━━ RECORD EXCERPTS ━━
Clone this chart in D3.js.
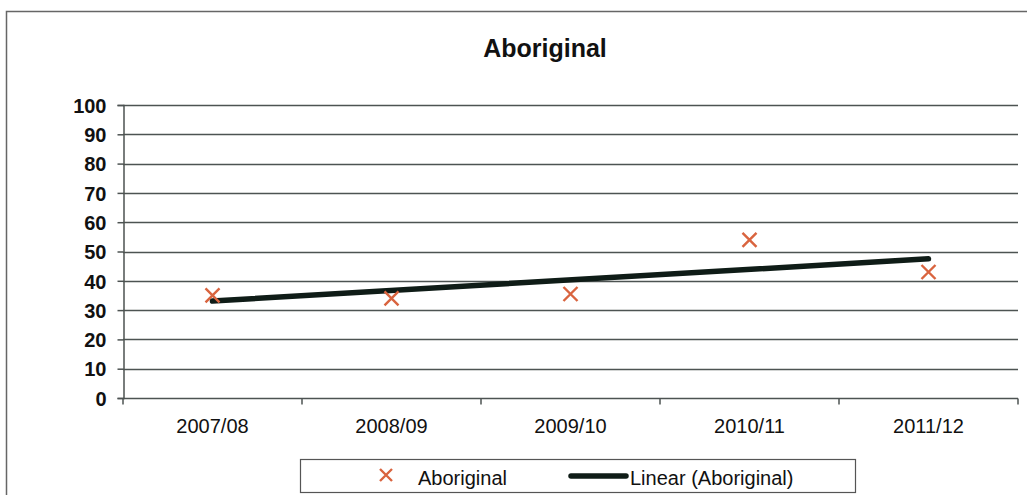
<!DOCTYPE html>
<html>
<head>
<meta charset="utf-8">
<script src="https://cdn.jsdelivr.net/npm/d3@7"></script>
<style>
  html, body { margin: 0; padding: 0; background: #fff; }
  svg { display: block; font-family: "Liberation Sans", Arial, sans-serif; }
</style>
</head>
<body>
<svg id="chart" width="1027" height="495"></svg>
<script>
// Rate by year
const years = ["2007/08", "2008/09", "2009/10", "2010/11", "2011/12"];
const aboriginal = [35, 34, 35.5, 54, 43];
const yTicks = [0, 10, 20, 30, 40, 50, 60, 70, 80, 90, 100];

const svg = d3.select("#chart");
const W = 1027, H = 495;
const m = { left: 123, right: 1018, top: 105, bottom: 398 };

// chart frame
svg.append("rect").attr("x", 6.5).attr("y", 11.5).attr("width", W + 10).attr("height", H)
  .attr("fill", "#fff").attr("stroke", "#666").attr("stroke-width", 1.5);

const x = d3.scaleBand().domain(years).range([m.left, m.right]);
const y = d3.scaleLinear().domain([0, 100]).range([m.bottom, m.top]);

// gridlines
svg.append("g").selectAll("line").data(yTicks.filter(d => d > 0)).join("line")
  .attr("x1", m.left).attr("x2", m.right)
  .attr("y1", d => Math.round(y(d)) + 0.5).attr("y2", d => Math.round(y(d)) + 0.5)
  .attr("stroke", "#4d5352").attr("stroke-width", 1.6);

// y axis
const yAxis = d3.axisLeft(y).tickValues(yTicks).tickSize(6).tickPadding(11);
const gy = svg.append("g").attr("transform", `translate(${m.left + 0.5},0)`).call(yAxis);
gy.select(".domain").attr("stroke", "#4d5352").attr("stroke-width", 1.5);
gy.selectAll(".tick line").attr("stroke", "#4d5352").attr("stroke-width", 1.5);
gy.selectAll(".tick text").attr("fill", "#111").style("font-size", "20px")
  .style("font-weight", "600").attr("dy", "0.36em");

// x axis with ticks between categories
const gx = svg.append("g").attr("transform", `translate(0,${Math.round(y(0)) + 0.5})`);
gx.append("line").attr("x1", m.left).attr("x2", m.right).attr("stroke", "#4d5352").attr("stroke-width", 1.6);
const bounds = years.map(d => x(d)).concat([m.right]);
gx.selectAll("line.tk").data(bounds).join("line").attr("class", "tk")
  .attr("x1", d => d).attr("x2", d => d).attr("y1", 0).attr("y2", 6)
  .attr("stroke", "#4d5352").attr("stroke-width", 1.5);
gx.selectAll("text").data(years).join("text")
  .attr("x", d => x(d) + x.bandwidth() / 2).attr("y", 34.5)
  .attr("text-anchor", "middle").attr("fill", "#111")
  .style("font-size", "20px").text(d => d);

// least-squares trend line through the points
const xs = years.map((_, i) => i + 1);
const mx = d3.mean(xs), my = d3.mean(aboriginal);
const slope = d3.sum(xs, (v, i) => (v - mx) * (aboriginal[i] - my)) / d3.sum(xs, v => (v - mx) ** 2);
const icpt = my - slope * mx;
const cx = d => x(d) + x.bandwidth() / 2;
svg.append("line")
  .attr("x1", cx(years[0])).attr("y1", y(icpt + slope * 1))
  .attr("x2", cx(years[4])).attr("y2", y(icpt + slope * 5))
  .attr("stroke", "#0f1c17").attr("stroke-width", 5.5).attr("stroke-linecap", "round");

// markers
const mk = 7;
const pts = svg.append("g").selectAll("g").data(aboriginal).join("g")
  .attr("transform", (d, i) => `translate(${cx(years[i])},${y(d)})`);
pts.append("path").attr("d", `M${-mk},${-mk}L${mk},${mk}M${-mk},${mk}L${mk},${-mk}`)
  .attr("stroke", "#d9643f").attr("stroke-width", 2.4).attr("fill", "none");

// title
svg.append("text").attr("x", 545).attr("y", 57).attr("text-anchor", "middle")
  .style("font-size", "25px").style("font-weight", "bold").attr("fill", "#111").text("Aboriginal");

// legend
const lg = svg.append("g");
lg.append("rect").attr("x", 300.5).attr("y", 459.5).attr("width", 555).attr("height", 33)
  .attr("fill", "#fff").attr("stroke", "#555").attr("stroke-width", 1.2);
lg.append("path").attr("d", `M${386 - 6},${475 - 6}L${386 + 6},${475 + 6}M${386 - 6},${475 + 6}L${386 + 6},${475 - 6}`)
  .attr("stroke", "#d9643f").attr("stroke-width", 2.4);
lg.append("text").attr("x", 418).attr("y", 485).style("font-size", "20px").attr("fill", "#111").text("Aboriginal");
lg.append("line").attr("x1", 571).attr("x2", 626).attr("y1", 476).attr("y2", 476)
  .attr("stroke", "#0f1c17").attr("stroke-width", 5.5).attr("stroke-linecap", "round");
lg.append("text").attr("x", 630).attr("y", 485).style("font-size", "20px").attr("fill", "#111").text("Linear (Aboriginal)");
</script>
</body>
</html>
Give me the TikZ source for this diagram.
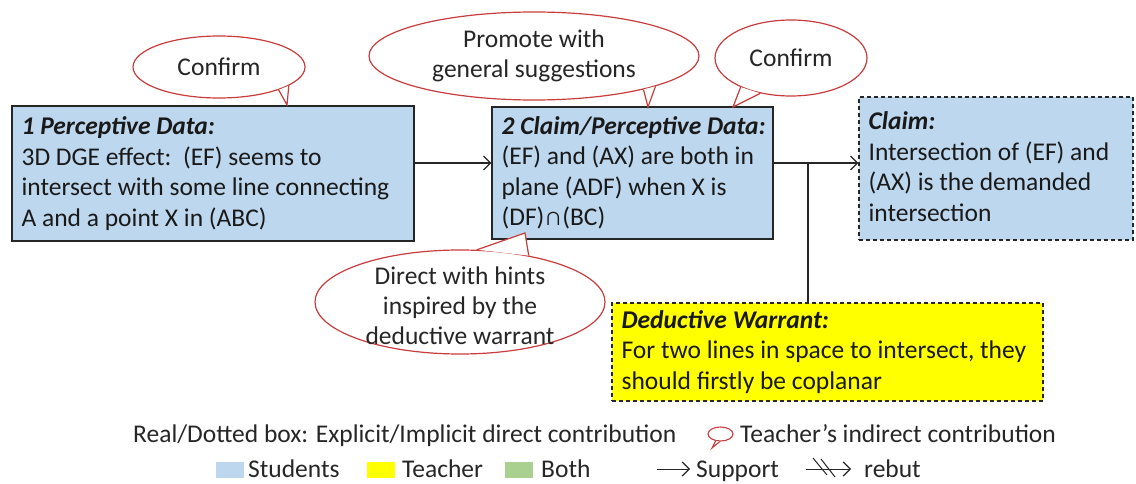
\documentclass[tikz,border=0pt]{standalone}
\usepackage{fontspec}
\setmainfont{Carlito}
\usetikzlibrary{arrows.meta,shapes.geometric,calc}
\definecolor{stu}{RGB}{189,215,238}
\definecolor{tea}{RGB}{255,255,0}
\definecolor{both}{RGB}{169,208,142}
\definecolor{cred}{RGB}{200,60,60}
\tikzset{
  box/.style={draw=black!85, line width=1.2pt, inner sep=0pt},
  solidbox/.style={box, fill=stu},
  dashbox/.style={box, dash pattern=on 4pt off 3pt},
  btxt/.style={align=left, inner sep=0pt, anchor=west, text=black!90,
    font=\fontsize{25.5}{30.5}\selectfont},
  sup/.style={-{Straight Barb[length=7pt,width=14pt,line width=1.2pt]}, line width=1.2pt, draw=black!85},
  bubble/.style={ellipse, draw=cred, fill=white, line width=1.2pt, inner sep=0pt},
  btext/.style={align=center, font=\fontsize{25.5}{30}\selectfont, text=black!85},
  lab/.style={font=\fontsize{25.5}{30.5}\selectfont, text=black!85, inner sep=0pt},
  tail/.style={draw=cred, line width=1.2pt, line join=miter},
  swatch/.style={minimum width=28pt, minimum height=16pt, inner sep=0pt, draw=none}
}
\begin{document}
\begin{tikzpicture}[x=1pt,y=-1pt]
\useasboundingbox (0,0) rectangle (1136,484);
% boxes
\node[solidbox, minimum width=402pt, minimum height=135pt] (n1) at (213,173.5) {};
\node[btxt] (n1t) at ([xshift=10pt]n1.west)
  {\textbf{\textit{1 Perceptive Data:}}\\3D DGE effect:\ \ (EF) seems to\\intersect with some line connecting\\A and a point X in (ABC)};
\node[solidbox, minimum width=281pt, minimum height=132pt] (n2) at (632.5,173) {};
\node[btxt] (n2t) at ([xshift=10pt]n2.west)
  {\textbf{\textit{2 Claim/Perceptive Data:}}\\(EF) and (AX) are both in\\plane (ADF) when X is\\(DF)∩(BC)};
\node[dashbox, fill=stu, minimum width=274pt, minimum height=143pt] (n3) at (996,168.5) {};
\node[btxt] (n3t) at ([xshift=10pt,yshift=2pt]n3.west)
  {\textbf{\textit{Claim:}}\\Intersection of (EF) and\\(AX) is the demanded\\intersection};
\node[dashbox, fill=tea, minimum width=431pt, minimum height=98pt] (n4) at (827.5,352) {};
\node[btxt] (n4t) at ([xshift=10pt]n4.west)
  {\textbf{\textit{Deductive Warrant:}}\\For two lines in space to intersect, they\\should firstly be coplanar};
% connectors
\coordinate (ay) at (0,163);
\coordinate (jn) at (808,163);
\draw[sup] (n1.east |- ay) -- (n2.west |- ay);
\draw[sup] (n2.east |- ay) -- (n3.west |- ay);
\draw[line width=1.2pt, draw=black!85] (jn) -- (jn |- n4.north);
% callout 1
\node[bubble, minimum width=172pt, minimum height=62pt] (c1) at (219,67) {};
\coordinate (t1) at (287,105);
\fill[white] (c1.-21) -- (t1) -- (c1.-15) -- cycle;
\draw[tail] (c1.-21) -- (t1) -- (c1.-15);
\node[btext] (c1t) at (c1) {Confirm};
% callout 2
\node[bubble, minimum width=330pt, minimum height=88pt] (c2) at (534,56) {};
\coordinate (t2) at (648,107);
\fill[white] (c2.-17) -- (t2) -- (c2.-14) -- cycle;
\draw[tail] (c2.-17) -- (t2) -- (c2.-14);
\node[btext] (c2t) at (c2) {Promote with\\general suggestions};
% callout 3
\node[bubble, minimum width=152pt, minimum height=76pt] (c3) at (791,58) {};
\coordinate (t3) at (733,107);
\fill[white] (c3.-150) -- (t3) -- (c3.-131) -- cycle;
\draw[tail] (c3.-150) -- (t3) -- (c3.-131);
\node[btext] (c3t) at (c3) {Confirm};
% callout 4
\node[bubble, minimum width=290pt, minimum height=104pt] (c4) at (460,302) {};
\coordinate (t4) at (525,233);
\fill[white] (c4.72) -- (t4) -- (c4.34) -- cycle;
\draw[tail] (c4.72) -- (t4) -- (c4.34);
\node[btext] (c4t) at (460,306) {Direct with hints\\inspired by the\\deductive warrant};
% legend row 1
\node[lab, anchor=base west] (l1) at (133,442) {Real/Dotted box: Explicit/Implicit direct contribution};
\node[ellipse, draw=cred, line width=1.1pt, minimum width=25pt, minimum height=14pt, inner sep=0pt] (ic) at (720.5,434) {};
\coordinate (ict) at (712,448);
\fill[white] (ic.-125) -- (ict) -- (ic.-95) -- cycle;
\draw[draw=cred, line width=1.1pt] (ic.-125) -- (ict) -- (ic.-95);
\node[lab, anchor=base west] (l2) at (740,442) {Teacher’s indirect contribution};
% legend row 2
\node[swatch, fill=stu] (s1) at (230,470) {};
\node[lab, anchor=base west] (s1t) at (248,477) {Students};
\node[swatch, fill=tea] (s2) at (381,470) {};
\node[lab, anchor=base west] (s2t) at (402,477) {Teacher};
\node[swatch, fill=both] (s3) at (519,470) {};
\node[lab, anchor=base west] (s3t) at (541,477) {Both};
\coordinate (sa) at (657,469);
\coordinate (sb) at (690,469);
\node[lab, anchor=base west] (spt) at (696,477) {Support};
\draw[sup, line width=1pt] (sa) -- (sb);
\coordinate (ra) at (806,469);
\coordinate (rb) at (851,469);
\draw[sup, line width=1pt] (ra) -- (rb);
\draw[line width=1pt, draw=black!85] (813,458) -- (827,475);
\draw[line width=1pt, draw=black!85] (821,459) -- (835,477);
\node[lab, anchor=base west] (rbt) at (864,477) {rebut};
\end{tikzpicture}
\end{document}
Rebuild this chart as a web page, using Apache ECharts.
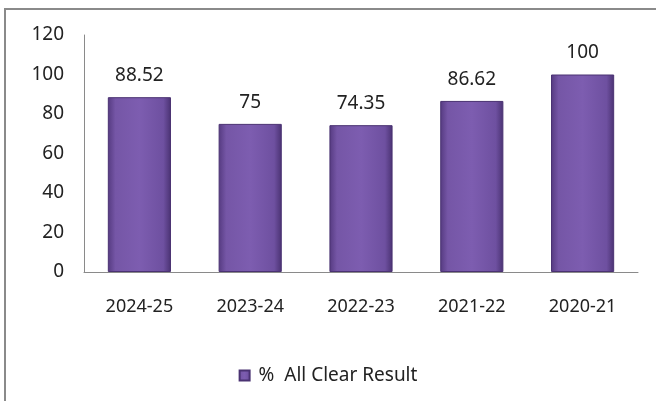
<!DOCTYPE html>
<html>
<head>
<meta charset="utf-8">
<script src="https://cdn.jsdelivr.net/npm/echarts@6/dist/echarts.min.js"></script>
<style>
html, body { margin: 0; padding: 0; background: #fff; }
#chart { width: 656px; height: 401px; }
</style>
</head>
<body>
<div id="chart"></div>
<script>
var years = ['2024-25', '2023-24', '2022-23', '2021-22', '2020-21'];
var allClear = [88.52, 75, 74.35, 86.62, 100];
var seriesName = '%  All Clear Result';

var chart = echarts.init(document.getElementById('chart'));

// cylinder-ish purple fill, darker at the edges
var barFill = new echarts.graphic.LinearGradient(0, 0, 1, 0, [
    { offset: 0, color: '#553a80' },
    { offset: 0.12, color: '#7556a6' },
    { offset: 0.5, color: '#7d5db0' },
    { offset: 0.88, color: '#6e50a0' },
    { offset: 1, color: '#4a3272' }
]);

var options = {
    animation: false,
    textStyle: { fontFamily: 'Noto Sans' },
    grid: {
        left: 84,
        right: 18,
        top: 35,
        bottom: 129
    },
    graphic: [{
        type: 'rect',
        shape: { x: 5, y: 9, width: 700, height: 500 },
        style: { fill: 'none', stroke: '#8a8a8a', lineWidth: 2 },
        silent: true
    }],
    legend: {
        data: [seriesName],
        top: 361,
        left: 'center',
        icon: 'rect',
        itemWidth: 10,
        itemHeight: 10,
        itemGap: 6,
        textStyle: { color: '#222', fontSize: 19, fontFamily: 'Noto Sans', padding: [0, 0, 0, 4] }
    },
    xAxis: [{
        type: 'category',
        data: years,
        axisLine: { show: true, lineStyle: { color: '#8a8a8a', width: 1 } },
        axisTick: { show: false },
        axisLabel: { color: '#222', fontSize: 18, margin: 26 }
    }],
    yAxis: [{
        type: 'value',
        min: 0,
        max: 120,
        interval: 20,
        axisLine: { show: true, lineStyle: { color: '#8a8a8a', width: 1 } },
        axisTick: { show: false },
        splitLine: { show: false },
        axisLabel: { color: '#222', fontSize: 19, margin: 20 }
    }],
    series: [{
        name: seriesName,
        type: 'bar',
        barWidth: '57%',
        data: allClear,
        itemStyle: {
            color: barFill,
            borderColor: '#4a3272',
            borderWidth: 1
        },
        label: {
            show: true,
            position: 'top',
            distance: 12,
            color: '#222',
            fontSize: 19
        }
    }]
};

chart.setOption(options);
</script>
</body>
</html>
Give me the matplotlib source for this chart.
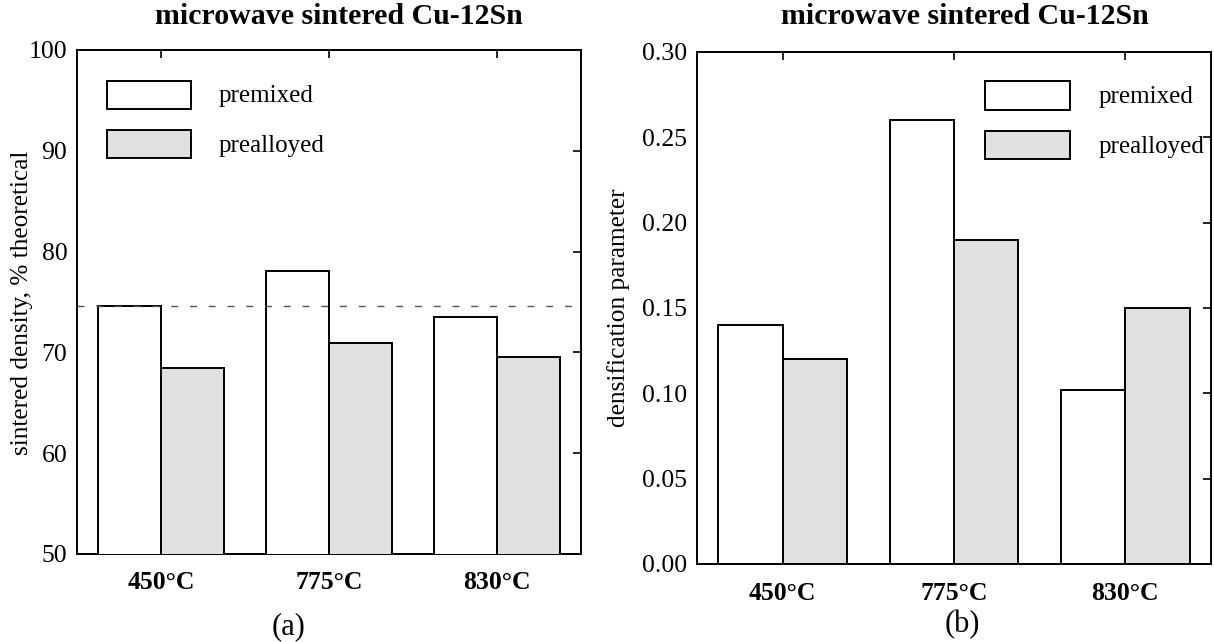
import matplotlib
matplotlib.use("Agg")
import matplotlib.pyplot as plt
from matplotlib.patches import Rectangle
import numpy as np

plt.rcParams['font.family'] = ['Liberation Serif', 'DejaVu Serif']

categories = ["450°C", "775°C", "830°C"]
series_names = ["premixed", "prealloyed"]
density_premixed = [74.6, 78.1, 73.5]
density_prealloyed = [68.5, 70.9, 69.5]
density_reference = 74.6
densif_premixed = [0.14, 0.26, 0.102]
densif_prealloyed = [0.12, 0.19, 0.15]
density_ticks = [50, 60, 70, 80, 90, 100]
densif_ticks = [0.00, 0.05, 0.10, 0.15, 0.20, 0.25, 0.30]

W, H = 1214, 642
fig = plt.figure(figsize=(W / 100, H / 100), dpi=100)

def px_axes(x0, y0, x1, y1):
    return fig.add_axes([x0 / W, 1 - y1 / H, (x1 - x0) / W, (y1 - y0) / H])

ax1 = px_axes(77, 50, 581, 554)
ax2 = px_axes(697, 52, 1211, 564)

colors = ["white", "#e0e0e0"]
bw = 0.375
lw = 1.4
x = np.arange(len(categories))

def style(ax, ticks, fmt, ylim, pad_x):
    ax.set_xlim(-0.5, 2.5)
    ax.set_ylim(*ylim)
    ax.set_yticks(ticks)
    ax.set_yticklabels([fmt.format(t) for t in ticks], family='Liberation Serif')
    ax.set_xticks(x)
    ax.set_xticklabels(categories, fontweight='bold', family='Liberation Serif')
    ax.tick_params(axis='x', direction='in', bottom=False, top=True,
                   labelbottom=True, length=6, width=1.2, labelsize=18.5, pad=pad_x)
    ax.tick_params(axis='y', direction='in', left=False, right=True,
                   labelleft=True, length=6, width=1.2, labelsize=18.5, pad=7)
    for s in ax.spines.values():
        s.set_linewidth(1.4)

def add_legend_px(bx0, bx1, rows, tx, tys):
    for (y0, y1), c, name, ty in zip(rows, colors, series_names, tys):
        fig.add_artist(Rectangle((bx0 / W, 1 - y1 / H), (bx1 - bx0) / W, (y1 - y0) / H,
                                 transform=fig.transFigure, facecolor=c,
                                 edgecolor='black', lw=lw))
        fig.text(tx / W, 1 - ty / H, name, fontsize=18, ha='left', va='center')

# Panel (a)
ax1.bar(x - bw / 2, density_premixed, bw, color=colors[0], edgecolor='black', lw=lw, zorder=3)
ax1.bar(x + bw / 2, density_prealloyed, bw, color=colors[1], edgecolor='black', lw=lw, zorder=3)
ax1.axhline(density_reference, color='#555555', lw=1.0, dashes=(5, 8.5), zorder=4)
style(ax1, density_ticks, "{:.0f}", (50, 100), 12)

# Panel (b)
ax2.bar(x - bw / 2, densif_premixed, bw, color=colors[0], edgecolor='black', lw=lw, zorder=3)
ax2.bar(x + bw / 2, densif_prealloyed, bw, color=colors[1], edgecolor='black', lw=lw, zorder=3)
style(ax2, densif_ticks, "{:.2f}", (0, 0.30), 13)

add_legend_px(107, 191, [(81, 109), (130, 158)], 219, [96, 146])
add_legend_px(985, 1070, [(81, 110), (131, 159)], 1099, [97, 147])

fig.text(339 / W, 1 - 17 / H, "microwave sintered Cu-12Sn", fontsize=21.5,
         fontweight='bold', ha='center', va='center')
fig.text(965 / W, 1 - 17 / H, "microwave sintered Cu-12Sn", fontsize=21.5,
         fontweight='bold', ha='center', va='center')
fig.text(22 / W, 1 - 303 / H, "sintered density, % theoretical", fontsize=18.2,
         rotation=90, ha='center', va='center')
fig.text(619 / W, 1 - 308 / H, "densification parameter", fontsize=18.3,
         rotation=90, ha='center', va='center')
fig.text(289 / W, 1 - 627 / H, "(a)", fontsize=22, ha='center', va='center')
fig.text(962 / W, 1 - 625 / H, "(b)", fontsize=22, ha='center', va='center')

fig.savefig("out.png", dpi=100)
━━━
**WHAT YOU WILL DO:** Please give again the entries word for word, starting at the first line and ending with the line that contains "105, bottom: 398"; include both of those lines but none of the pictures.

**RESULT:**
Clone this chart in D3.js.
<!DOCTYPE html>
<html>
<head>
<meta charset="utf-8">
<script src="https://cdn.jsdelivr.net/npm/d3@7"></script>
<style>
  html, body { margin: 0; padding: 0; background: #fff; }
  svg { display: block; font-family: "Liberation Sans", Arial, sans-serif; }
</style>
</head>
<body>
<svg id="chart" width="1027" height="495"></svg>
<script>
// Rate by year
const years = ["2007/08", "2008/09", "2009/10", "2010/11", "2011/12"];
const aboriginal = [35, 34, 35.5, 54, 43];
const yTicks = [0, 10, 20, 30, 40, 50, 60, 70, 80, 90, 100];

const svg = d3.select("#chart");
const W = 1027, H = 495;
const m = { left: 123, right: 1018, top: 105, bottom: 398 };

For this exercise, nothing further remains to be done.